摘要: 随着大数据和网络的不断发展,网络调查越来越广泛,大部分网络调查样本属于非概率样本,难以采用传统的抽样推断理论进行推断,如何解决网络调查样本的推断问题是大数据背景下网络调查发展的迫切需求。本文首次从建模的角度提出了解决该问题的基本思路:一是入样概率的建模推断,可以考虑构建基于机器学习与变量选择的倾向得分模型来估计入样概率推断总体;二是目标变量的建模推断,可以考虑直接对目标变量建立参数、非参数或半参数超总体模型进行估计;三是入样概率与目标变量的双重建模推断,可以考虑进行倾向得分模型与超总体模型的加权估计与混合推断。最后,以基于广义Boosted模型的入样概率建模推断为例演示了具体解决方法。

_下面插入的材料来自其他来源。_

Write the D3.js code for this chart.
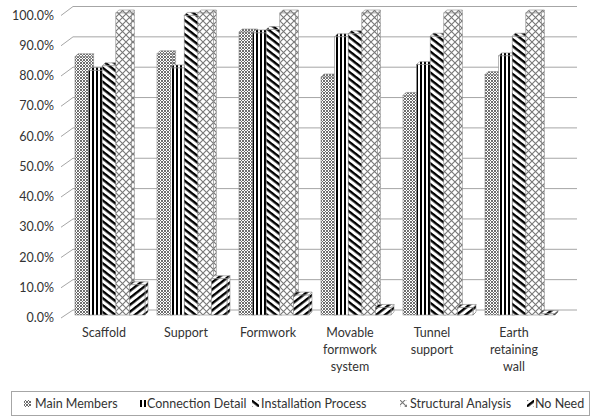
<!DOCTYPE html>
<html>
<head>
<meta charset="utf-8">
<script src="https://cdn.jsdelivr.net/npm/d3@7/dist/d3.min.js"></script>
<style>
  html, body { margin: 0; padding: 0; background: #fff; }
  svg { display: block; }
  text { font-family: Lato, "Open Sans", sans-serif; fill: #333; }
</style>
</head>
<body>
<svg id="chart" width="594" height="418"></svg>
<script>
// Chart data
const categories = [
  ["Scaffold"],
  ["Support"],
  ["Formwork"],
  ["Movable", "formwork", "system"],
  ["Tunnel", "support"],
  ["Earth", "retaining", "wall"]
];
const seriesNames = ["Main Members", "Connection Detail", "Installation Process", "Structural Analysis", "No Need"];
const mainMembers        = [85.5, 86.5, 93.7, 78.8, 72.7, 79.6];
const connectionDetail   = [81.0, 81.8, 93.4, 92.1, 82.9, 85.8];
const installationProc   = [82.5, 99.2, 94.5, 93.1, 92.3, 92.3];
const structuralAnalysis = [100, 100, 100, 100, 100, 100];
const noNeed             = [10.0, 12.0, 6.6, 2.5, 2.5, 0.5];
const tickValues = [0, 10, 20, 30, 40, 50, 60, 70, 80, 90, 100];

const seriesValues = [mainMembers, connectionDetail, installationProc, structuralAnalysis, noNeed];
const seriesKeys = ["mm", "cd", "ip", "sa", "nn"];

const svg = d3.select("#chart");
const defs = svg.append("defs");

// Fill patterns for each series
function pat(id, w, h, transform) {
  const p = defs.append("pattern").attr("id", id)
    .attr("patternUnits", "userSpaceOnUse").attr("width", w).attr("height", h);
  if (transform) p.attr("patternTransform", transform);
  p.append("rect").attr("width", w).attr("height", h).attr("fill", "#fff");
  return p;
}
// small weave
let p = pat("mm", 3, 3);
p.append("path").attr("d", "M0,0L3,3M3,0L0,3").attr("stroke", "#666").attr("stroke-width", 0.95);
// wide vertical
p = pat("cd", 4, 4);
p.append("rect").attr("width", 2).attr("height", 4).attr("fill", "#000");
// wide downward diagonal
p = pat("ip", 5.5, 5.5, "rotate(38)");
p.append("rect").attr("width", 5.5).attr("height", 2.4).attr("fill", "#000");
// outlined diamond lattice
p = pat("sa", 7, 7);
p.append("path").attr("d", "M0,0L7,7M7,0L0,7").attr("stroke", "#777").attr("stroke-width", 1.1);
// wide upward diagonal
p = pat("nn", 5.5, 5.5, "rotate(-38)");
p.append("rect").attr("width", 5.5).attr("height", 2.4).attr("fill", "#000");

// Scales: back wall, front edge and bar plane
const yBack = d3.scaleLinear().domain([0, 100]).range([310, 6.5]);
const yFront = d3.scaleLinear().domain([0, 100]).range([318, 15.5]);
const yBar = d3.scaleLinear().domain([0, 100]).range([315, 13]);
const x0 = d3.scaleBand().domain(d3.range(categories.length)).range([63, 555]);
const x1 = d3.scaleBand().domain(seriesKeys).range([12, 80]);
const wallLeft = 73, wallRight = 577, frontLeft = 61;

// Back wall gridlines and left wall ticks
const grid = svg.append("g");
grid.selectAll("line.h").data(tickValues).join("line")
  .attr("x1", wallLeft).attr("x2", wallRight)
  .attr("y1", d => yBack(d)).attr("y2", d => yBack(d))
  .attr("stroke", "#a6a6a6").attr("stroke-width", 1);
grid.selectAll("line.s").data(tickValues).join("line")
  .attr("x1", frontLeft).attr("x2", wallLeft)
  .attr("y1", d => yFront(d)).attr("y2", d => yBack(d))
  .attr("stroke", "#a6a6a6").attr("stroke-width", 1);

// Value axis labels
svg.append("g").selectAll("text").data(tickValues).join("text")
  .attr("x", 54).attr("y", d => yFront(d) + 4)
  .attr("text-anchor", "end").attr("font-size", 12.5)
  .text(d => d3.format(".1f")(d) + "%");

// Bars with a small 3D top and side
const depth = 3;
const bw = x1.bandwidth() + 2;
const bars = svg.append("g");
categories.forEach((c, ci) => {
  seriesKeys.forEach((k, si) => {
    const v = seriesValues[si][ci];
    const x = x0(ci) + x1(k);
    const yt = yBar(v), yb = yBar(0);
    const g = bars.append("g");
    g.append("path")
      .attr("d", `M${x + bw},${yt}L${x + bw + depth},${yt - depth}L${x + bw + depth},${yb - depth}L${x + bw},${yb}Z`)
      .attr("fill", `url(#${k})`).attr("stroke", "#8a8a8a").attr("stroke-width", 0.6);
    g.append("path")
      .attr("d", `M${x},${yt}L${x + depth},${yt - depth}L${x + bw + depth},${yt - depth}L${x + bw},${yt}Z`)
      .attr("fill", `url(#${k})`).attr("stroke", "#8a8a8a").attr("stroke-width", 0.6);
    g.append("rect")
      .attr("x", x).attr("y", yt).attr("width", bw).attr("height", yb - yt)
      .attr("fill", `url(#${k})`).attr("stroke", "#8a8a8a").attr("stroke-width", 0.6);
  });
});

// Category labels
const catG = svg.append("g");
categories.forEach((lines, ci) => {
  const t = catG.append("text")
    .attr("x", x0(ci) + x0.bandwidth() / 2)
    .attr("y", 337).attr("text-anchor", "middle").attr("font-size", 12.5);
  lines.forEach((ln, li) => {
    t.append("tspan").attr("x", x0(ci) + x0.bandwidth() / 2)
      .attr("dy", li === 0 ? 0 : 17).text(ln);
  });
});

// Legend
const legend = svg.append("g");
legend.append("rect").attr("x", 11.5).attr("y", 391.5).attr("width", 578).attr("height", 24)
  .attr("fill", "#fff").attr("stroke", "#a6a6a6").attr("stroke-width", 1);
const legendIconX = [24, 139, 252, 400, 527];
const legendTextX = [35, 147, 261, 410, 535];
seriesNames.forEach((name, i) => {
  legend.append("rect").attr("x", legendIconX[i]).attr("y", 400).attr("width", 7).attr("height", 7)
    .attr("fill", `url(#${seriesKeys[i]})`);
  legend.append("text").attr("x", legendTextX[i]).attr("y", 408).attr("font-size", 12.5).text(name);
});
</script>
</body>
</html>
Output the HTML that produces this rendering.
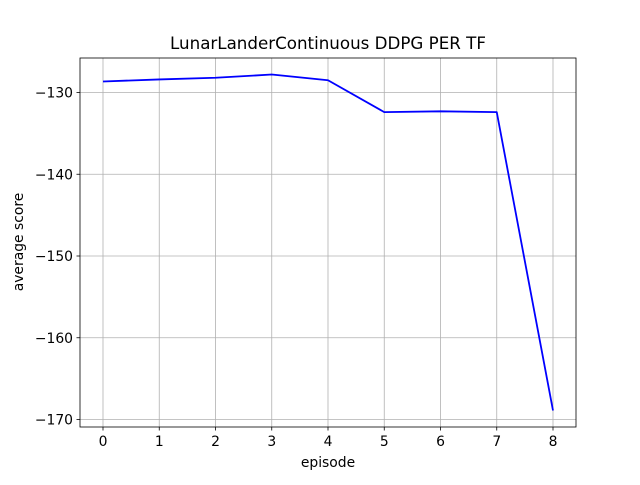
<!DOCTYPE html>
<html><head><meta charset="utf-8"><style>
body{margin:0;background:#fff;}
svg{font-family:"DejaVu Sans","Liberation Sans",sans-serif;}
</style></head><body>
<svg id="chart" width="640" height="480">
<rect width="640" height="480" fill="#fff"/>
<g id="grid"></g>
<rect x="80" y="58" width="496" height="369" fill="none" stroke="#000" stroke-width="0.8"/>
<g id="ticks"></g>
<g id="series"></g>
<text x="328" y="49" font-size="16.7" text-anchor="middle">LunarLanderContinuous DDPG PER TF</text>
<text x="328" y="467" font-size="13.9" text-anchor="middle">episode</text>
<text transform="translate(23,242) rotate(-90)" font-size="13.9" text-anchor="middle">average score</text>
</svg>
<script>
const episodes=[0,1,2,3,4,5,6,7,8];
const scores=[-128.65,-128.4,-128.2,-127.8,-128.5,-132.4,-132.3,-132.4,-168.9];
const xTicks=[0,1,2,3,4,5,6,7,8];
const yTicks=[-130,-140,-150,-160,-170];
const NS="http://www.w3.org/2000/svg";
function xs(v){return 103+v*56.25;}
function ys(v){return 92.5+(-130-v)*8.175;}
function mk(tag,attrs,parent){const e=document.createElementNS(NS,tag);for(const k in attrs)e.setAttribute(k,attrs[k]);parent.appendChild(e);return e;}
const grid=document.getElementById('grid'),ticks=document.getElementById('ticks'),series=document.getElementById('series');
xTicks.forEach(t=>{
 const x=xs(t);
 const g=mk('line',{x1:x,x2:x,y1:58,y2:427,stroke:'#b0b0b0','stroke-width':0.8},grid);
 
 
 mk('line',{x1:x,x2:x,y1:427,y2:430.5,stroke:'#000','stroke-width':0.8},ticks);
 const tx=mk('text',{x:x,y:446,'font-size':13.9,'text-anchor':'middle'},ticks);
 tx.textContent=t;
 
 
});
yTicks.forEach(t=>{
 const y=ys(t);
 const g=mk('line',{x1:80,x2:576,y1:y,y2:y,stroke:'#b0b0b0','stroke-width':0.8},grid);
 
 
 mk('line',{x1:76.5,x2:80,y1:y,y2:y,stroke:'#000','stroke-width':0.8},ticks);
 const tx=mk('text',{x:73,y:y+5,'font-size':13.9,'text-anchor':'end'},ticks);
 tx.textContent='\u2212'+Math.abs(t);
 
 
});
const pts=episodes.map((e,i)=>xs(e)+','+ys(scores[i])).join(' ');
const pl=mk('polyline',{points:pts,fill:'none',stroke:'#0000ff','stroke-width':1.8,'stroke-linejoin':'round'},series);


</script>
</body></html>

关键词: 大数据, 网络调查样本, 入样概率, 目标变量, 建模推断

Abstract: With the development of big data and internet, web surveys are becoming more and more extensive. However, most of web survey samples belong to non-probability samples. It is difficult to apply the traditional inference theory of probability sampling to web survey samples. Therefore, how to solve inference problems of web survey samples is the urgent need for the development of web surveys in the context of big data. The research proposes some basic ideas to solve this problem from the perspective of modeling for the first time. First, inclusion probabilities can be estimated via modeling for inference. That is, propensity score models based on machine learning and variable selection can be constructed to estimate inclusion probabilities. Second, target variables can be estimated via modeling for inference. It can be considered to establish parametric, non-parametric or semi-parametric superpopulation models of target variables for estimating the population. Third, both inclusion probabilities and target variables can be estimated via modeling for inference. The weighted estimation and hybrid inference of propensity score models and superpopulation models can be considered. Finally, the modeling inference method of inclusion probabilities based on generalized boosted model is taken as an example to discuss concrete solutions to the modeling inference problem of web survey samples.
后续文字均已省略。